Header Ads Widget

Header Ads

A+

6/recent/ticker-posts

AI Masuk Kurikulum Sejak SD: Jalan Pintas atau Lompatan Peradaban?

Gibran di Binus University


Oleh: Mahar Prastowo

Begitu Wapres Gibran mengatakan bahwa pelajaran AI akan masuk kurikulum SD, SMP, SMA, dan SMK pada tahun ajaran baru, saya langsung teringat komputer pertama saya: Pentium 2, tahun 1998. Layar tabung, suara mendengung, dan koneksi internet via dial-up yang minta ampun sabarnya. Waktu itu, belajar komputer saja masih langka. Sekarang, AI langsung masuk ke buku pelajaran bocah SD?

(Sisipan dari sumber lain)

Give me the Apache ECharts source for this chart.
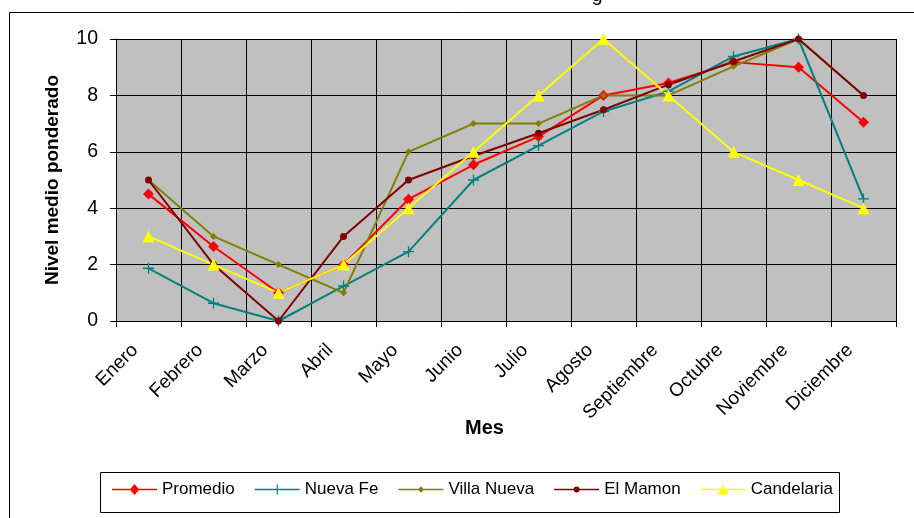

Gibran memang tidak seperti wapres-wapres sebelumnya. Ia bicara seperti CEO startup. Langsung ke inti. Optimis. Dan penuh jargon zaman now. Tapi bukan itu yang penting. Yang penting: apakah ini realistik?


Indonesia Maju Langsung?

Saya bayangkan, di satu sisi negeri ini anak-anak SD di pelosok masih duduk lesehan, papan tulis bolong, dan guru datang seminggu sekali. Di sisi lain, kurikulum baru akan mengajarkan AI. Ada semacam lompatan yang membingungkan. Seperti kita belum bisa bersepeda tapi sudah disuruh balapan motor listrik.

Tapi mungkin memang begitulah zaman. Dulu listrik hanya ada di kota besar. Tapi sekarang, anak-anak di desa bisa bikin konten TikTok pakai sinyal 4G. Teknologi memang suka melompat, bukan merangkak.


AI Itu Apa, Bu Guru?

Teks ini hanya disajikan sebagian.